Good relationships can last
Our pension scheme has invested in hedge funds for more than 20 years and we have invested with some of our managers for that long. We expect to maintain an allocation to hedge funds for the foreseeable future. At the end of the last quarter we had 3.22% of the assets allocated to hedge fund strategies. The strategic allocation to the sector is 4%, so there is capacity to increase it. The purpose of the allocation is to enhance returns by selecting strategies with low correlations to equity and fixed income markets.
The portfolio consists of a fund of funds, as well as direct hedge fund investments. The manager of our fund of hedge funds conducts operational due diligence on our behalf on strategies that appeals to us. The fund of hedge funds is invested in several strategies. Our direct hedge fund investments are also diversified, consisting of emerging market debt, US high yield, European long/short equity, UK long/short equity, CTA [commodity trading advisers], alternative-beta as well as an emerging market multi-asset strategy.
Over the past two years, we have divested from global macro strategies, added alternative beta and emerging market multi-asset strategies and introduced UK equity long/short.
Since the end of last year, absolute returns from hedge funds have been generally poor, primarily due to a lack of volatility that is required for finding trading opportunities. However, on a relative basis, our hedge fund portfolio has performed well versus industry benchmarks such as the HFR indices.
This year, there has been a marked increase in average performance, although there is notable dispersion within the portfolio. For instance, the European equity long/short strategy is outperforming significantly, as is the emerging market debt one, whereas the UK equity long/short strategy is significantly underperforming.
Performance and costs are a concern
We currently have a legacy portfolio of hedge funds, which amounts to about 1% of overall assets. Prior to the global financial crisis, the plan was to use hedge funds to mitigate the volatility of our public equity portfolio But that programme had to be put on hold due to the capital controls that were put in place after the crisis in 2008.
Now the capital controls have been lifted, we have to decide whether we will grow the hedge fund portfolio or divest in entirely to focus more on other alternative assets.

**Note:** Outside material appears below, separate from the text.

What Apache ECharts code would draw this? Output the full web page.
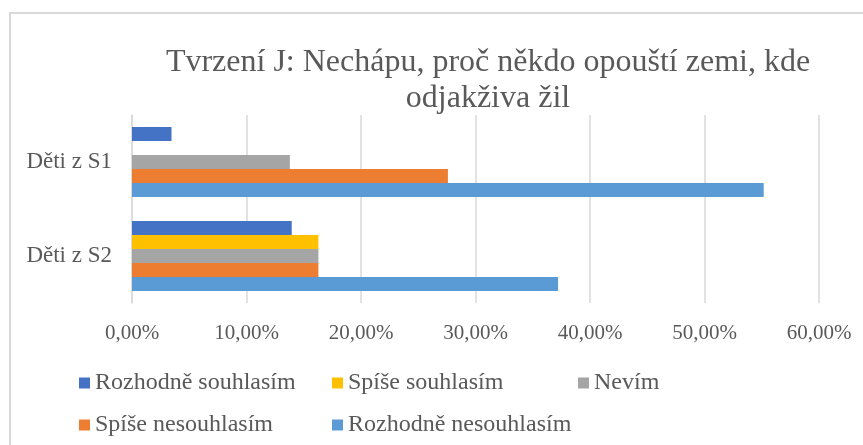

Our hedge fund portfolio has delivered below our expectations over the past years and has not provided the risk mitigation benefits we were hoping for. That is probably linked to the financial crisis, which has changed everything. At the same time, we have become more cost aware and hedge funds are typically the most expensive asset class you can invest in.
Regulation is changing the sector, too. If you compare some pure strategies to their UCITS format, the track record and the characteristics are not the same. This is probably because the UCITS framework limits the investment policies of hedge funds, even though it provides added protection to investors. That said, we value transparency very highly, because of our fiduciary duty. We will not invest in a manager if we do not fully understand how and where the returns are coming from.
Regulation has changed the sector
We had a long-term allocation to two funds of hedge funds, which we divested in 2016. We divested because there were tax issues, as the funds were domiciled offshore, but also because the funds were falling short in terms of diversification. We observed increasing correlation between the two funds as well with rest of our portfolio. However, the investments had done well overall.
We originally had a plan to set up our own vehicle, domiciled overseas, to invest in hedge funds. That proved to be too challenging from a regulatory perspective. Therefore, we opted for an alternative UCITS fund that invests in no more than 10 hedge fund managers. This is how we have implemented our 5% strategic allocation to liquid alternative assets, for the time being. This fund’s objective is to give us yield, while we work on our long-term plan. That is to select a manager who will invest in hedge funds on our behalf, based on our guidelines. The purpose of this allocation would be enhancing returns.
In our experience, UCITS has transformed the world of hedge funds. A hedge fund strategy, even a straightforward one like long/short equity, is not the same in UCITS form, because of the liquidity, NAV and leverage requirements it has to meet. This is something the industry needs to address.